- _Task instructions_:
Can you copy out the data exactly? Leave the images out.

- _Supplied data_:
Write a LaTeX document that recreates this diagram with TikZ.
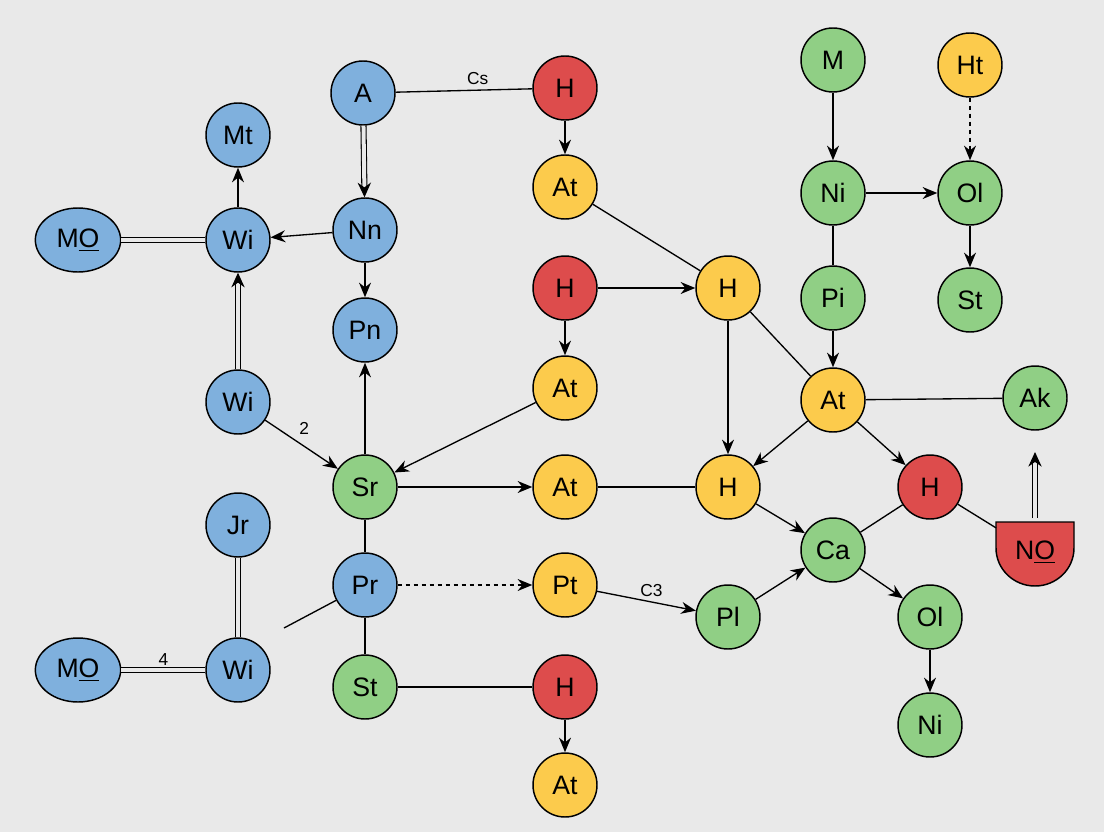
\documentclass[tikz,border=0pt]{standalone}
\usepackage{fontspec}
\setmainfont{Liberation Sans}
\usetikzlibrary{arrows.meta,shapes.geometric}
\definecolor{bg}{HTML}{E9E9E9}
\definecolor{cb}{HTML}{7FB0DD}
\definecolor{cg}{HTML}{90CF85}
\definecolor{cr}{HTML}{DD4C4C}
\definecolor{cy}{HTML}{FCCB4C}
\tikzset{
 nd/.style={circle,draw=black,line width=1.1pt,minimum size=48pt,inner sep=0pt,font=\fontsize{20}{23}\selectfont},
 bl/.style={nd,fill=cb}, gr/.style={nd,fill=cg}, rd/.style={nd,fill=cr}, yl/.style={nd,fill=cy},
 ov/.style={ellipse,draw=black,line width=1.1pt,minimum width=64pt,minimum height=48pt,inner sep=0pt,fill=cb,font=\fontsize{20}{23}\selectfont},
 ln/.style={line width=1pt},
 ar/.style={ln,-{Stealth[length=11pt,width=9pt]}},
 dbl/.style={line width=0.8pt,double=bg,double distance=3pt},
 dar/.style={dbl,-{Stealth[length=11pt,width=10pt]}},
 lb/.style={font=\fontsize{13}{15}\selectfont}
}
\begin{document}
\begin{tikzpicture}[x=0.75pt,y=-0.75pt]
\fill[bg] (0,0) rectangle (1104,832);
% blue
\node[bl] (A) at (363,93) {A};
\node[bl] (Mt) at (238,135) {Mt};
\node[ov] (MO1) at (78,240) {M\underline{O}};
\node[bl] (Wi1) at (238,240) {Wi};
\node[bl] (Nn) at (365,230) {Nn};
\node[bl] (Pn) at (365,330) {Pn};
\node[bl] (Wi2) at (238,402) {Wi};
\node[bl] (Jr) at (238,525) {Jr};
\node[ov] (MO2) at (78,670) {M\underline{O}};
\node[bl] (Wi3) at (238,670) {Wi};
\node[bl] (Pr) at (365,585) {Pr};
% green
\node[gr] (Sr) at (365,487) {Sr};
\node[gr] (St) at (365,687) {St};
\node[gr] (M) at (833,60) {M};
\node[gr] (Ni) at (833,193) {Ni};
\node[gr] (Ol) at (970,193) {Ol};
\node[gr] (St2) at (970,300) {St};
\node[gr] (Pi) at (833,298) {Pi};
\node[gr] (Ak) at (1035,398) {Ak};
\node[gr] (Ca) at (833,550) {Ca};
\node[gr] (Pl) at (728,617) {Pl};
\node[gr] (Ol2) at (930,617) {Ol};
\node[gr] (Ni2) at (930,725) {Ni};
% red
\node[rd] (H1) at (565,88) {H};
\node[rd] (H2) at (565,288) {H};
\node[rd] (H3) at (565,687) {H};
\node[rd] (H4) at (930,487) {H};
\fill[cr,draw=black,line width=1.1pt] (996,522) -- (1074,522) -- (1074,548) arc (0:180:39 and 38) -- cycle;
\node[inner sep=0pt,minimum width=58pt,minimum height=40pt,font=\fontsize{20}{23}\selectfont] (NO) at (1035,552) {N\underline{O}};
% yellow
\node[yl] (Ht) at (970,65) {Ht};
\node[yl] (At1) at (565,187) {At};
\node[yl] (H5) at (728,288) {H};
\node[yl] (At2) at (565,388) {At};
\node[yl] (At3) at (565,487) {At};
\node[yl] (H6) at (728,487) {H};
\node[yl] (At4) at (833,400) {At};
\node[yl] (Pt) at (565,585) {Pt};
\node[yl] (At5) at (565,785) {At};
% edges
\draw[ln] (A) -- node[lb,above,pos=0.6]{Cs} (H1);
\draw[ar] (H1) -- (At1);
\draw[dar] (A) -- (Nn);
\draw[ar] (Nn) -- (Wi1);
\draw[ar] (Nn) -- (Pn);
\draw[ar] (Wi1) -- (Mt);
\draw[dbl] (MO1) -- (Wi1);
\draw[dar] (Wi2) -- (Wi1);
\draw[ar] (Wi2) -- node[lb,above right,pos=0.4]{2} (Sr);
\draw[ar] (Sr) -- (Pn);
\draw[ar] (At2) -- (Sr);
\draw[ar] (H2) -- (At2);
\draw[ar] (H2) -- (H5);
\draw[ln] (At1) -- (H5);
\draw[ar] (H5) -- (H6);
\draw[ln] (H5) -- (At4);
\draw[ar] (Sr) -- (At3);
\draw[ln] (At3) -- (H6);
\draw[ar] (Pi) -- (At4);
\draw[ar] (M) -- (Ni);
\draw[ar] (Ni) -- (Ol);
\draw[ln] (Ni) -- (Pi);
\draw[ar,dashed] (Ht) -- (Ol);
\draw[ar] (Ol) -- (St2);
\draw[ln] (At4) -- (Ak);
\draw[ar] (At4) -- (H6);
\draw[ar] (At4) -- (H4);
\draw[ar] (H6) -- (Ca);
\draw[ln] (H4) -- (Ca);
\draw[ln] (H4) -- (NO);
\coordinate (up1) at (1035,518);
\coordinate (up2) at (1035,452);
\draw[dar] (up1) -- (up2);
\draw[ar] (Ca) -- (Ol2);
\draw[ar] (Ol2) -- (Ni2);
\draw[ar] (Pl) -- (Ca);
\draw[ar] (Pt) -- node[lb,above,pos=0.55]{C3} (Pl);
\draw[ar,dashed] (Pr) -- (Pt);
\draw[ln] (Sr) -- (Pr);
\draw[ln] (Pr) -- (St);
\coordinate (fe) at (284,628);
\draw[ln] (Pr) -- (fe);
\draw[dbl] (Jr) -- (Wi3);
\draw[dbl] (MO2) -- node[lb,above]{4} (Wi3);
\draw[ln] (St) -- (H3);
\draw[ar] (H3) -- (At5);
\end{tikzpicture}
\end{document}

- _Output below_:
Write a LaTeX document that recreates this diagram with TikZ.
\documentclass[tikz,border=0pt]{standalone}
\usepackage{fontspec}
\setmainfont{Liberation Sans}
\usetikzlibrary{arrows.meta,shapes.geometric}
\definecolor{bg}{HTML}{E9E9E9}
\definecolor{cb}{HTML}{7FB0DD}
\definecolor{cg}{HTML}{90CF85}
\definecolor{cr}{HTML}{DD4C4C}
\definecolor{cy}{HTML}{FCCB4C}
\tikzset{
 nd/.style={circle,draw=black,line width=1.1pt,minimum size=48pt,inner sep=0pt,font=\fontsize{20}{23}\selectfont},
 bl/.style={nd,fill=cb}, gr/.style={nd,fill=cg}, rd/.style={nd,fill=cr}, yl/.style={nd,fill=cy},
 ov/.style={ellipse,draw=black,line width=1.1pt,minimum width=64pt,minimum height=48pt,inner sep=0pt,fill=cb,font=\fontsize{20}{23}\selectfont},
 ln/.style={line width=1pt},
 ar/.style={ln,-{Stealth[length=11pt,width=9pt]}},
 dbl/.style={line width=0.8pt,double=bg,double distance=3pt},
 dar/.style={dbl,-{Stealth[length=11pt,width=10pt]}},
 lb/.style={font=\fontsize{13}{15}\selectfont}
}
\begin{document}
\begin{tikzpicture}[x=0.75pt,y=-0.75pt]
\fill[bg] (0,0) rectangle (1104,832);
% blue
\node[bl] (A) at (363,93) {A};
\node[bl] (Mt) at (238,135) {Mt};
\node[ov] (MO1) at (78,240) {M\underline{O}};
\node[bl] (Wi1) at (238,240) {Wi};
\node[bl] (Nn) at (365,230) {Nn};
\node[bl] (Pn) at (365,330) {Pn};
\node[bl] (Wi2) at (238,402) {Wi};
\node[bl] (Jr) at (238,525) {Jr};
\node[ov] (MO2) at (78,670) {M\underline{O}};
\node[bl] (Wi3) at (238,670) {Wi};
\node[bl] (Pr) at (365,585) {Pr};
% green
\node[gr] (Sr) at (365,487) {Sr};
\node[gr] (St) at (365,687) {St};
\node[gr] (M) at (833,60) {M};
\node[gr] (Ni) at (833,193) {Ni};
\node[gr] (Ol) at (970,193) {Ol};
\node[gr] (St2) at (970,300) {St};
\node[gr] (Pi) at (833,298) {Pi};
\node[gr] (Ak) at (1035,398) {Ak};
\node[gr] (Ca) at (833,550) {Ca};
\node[gr] (Pl) at (728,617) {Pl};
\node[gr] (Ol2) at (930,617) {Ol};
\node[gr] (Ni2) at (930,725) {Ni};
% red
\node[rd] (H1) at (565,88) {H};
\node[rd] (H2) at (565,288) {H};
\node[rd] (H3) at (565,687) {H};
\node[rd] (H4) at (930,487) {H};
\fill[cr,draw=black,line width=1.1pt] (996,522) -- (1074,522) -- (1074,548) arc (0:180:39 and 38) -- cycle;
\node[inner sep=0pt,minimum width=58pt,minimum height=40pt,font=\fontsize{20}{23}\selectfont] (NO) at (1035,552) {N\underline{O}};
% yellow
\node[yl] (Ht) at (970,65) {Ht};
\node[yl] (At1) at (565,187) {At};
\node[yl] (H5) at (728,288) {H};
\node[yl] (At2) at (565,388) {At};
\node[yl] (At3) at (565,487) {At};
\node[yl] (H6) at (728,487) {H};
\node[yl] (At4) at (833,400) {At};
\node[yl] (Pt) at (565,585) {Pt};
\node[yl] (At5) at (565,785) {At};
% edges
\draw[ln] (A) -- node[lb,above,pos=0.6]{Cs} (H1);
\draw[ar] (H1) -- (At1);
\draw[dar] (A) -- (Nn);
\draw[ar] (Nn) -- (Wi1);
\draw[ar] (Nn) -- (Pn);
\draw[ar] (Wi1) -- (Mt);
\draw[dbl] (MO1) -- (Wi1);
\draw[dar] (Wi2) -- (Wi1);
\draw[ar] (Wi2) -- node[lb,above right,pos=0.4]{2} (Sr);
\draw[ar] (Sr) -- (Pn);
\draw[ar] (At2) -- (Sr);
\draw[ar] (H2) -- (At2);
\draw[ar] (H2) -- (H5);
\draw[ln] (At1) -- (H5);
\draw[ar] (H5) -- (H6);
\draw[ln] (H5) -- (At4);
\draw[ar] (Sr) -- (At3);
\draw[ln] (At3) -- (H6);
\draw[ar] (Pi) -- (At4);
\draw[ar] (M) -- (Ni);
\draw[ar] (Ni) -- (Ol);
\draw[ln] (Ni) -- (Pi);
\draw[ar,dashed] (Ht) -- (Ol);
\draw[ar] (Ol) -- (St2);
\draw[ln] (At4) -- (Ak);
\draw[ar] (At4) -- (H6);
\draw[ar] (At4) -- (H4);
\draw[ar] (H6) -- (Ca);
\draw[ln] (H4) -- (Ca);
\draw[ln] (H4) -- (NO);
\coordinate (up1) at (1035,518);
\coordinate (up2) at (1035,452);
\draw[dar] (up1) -- (up2);
\draw[ar] (Ca) -- (Ol2);
\draw[ar] (Ol2) -- (Ni2);
\draw[ar] (Pl) -- (Ca);
\draw[ar] (Pt) -- node[lb,above,pos=0.55]{C3} (Pl);
\draw[ar,dashed] (Pr) -- (Pt);
\draw[ln] (Sr) -- (Pr);
\draw[ln] (Pr) -- (St);
\coordinate (fe) at (284,628);
\draw[ln] (Pr) -- (fe);
\draw[dbl] (Jr) -- (Wi3);
\draw[dbl] (MO2) -- node[lb,above]{4} (Wi3);
\draw[ln] (St) -- (H3);
\draw[ar] (H3) -- (At5);
\end{tikzpicture}
\end{document}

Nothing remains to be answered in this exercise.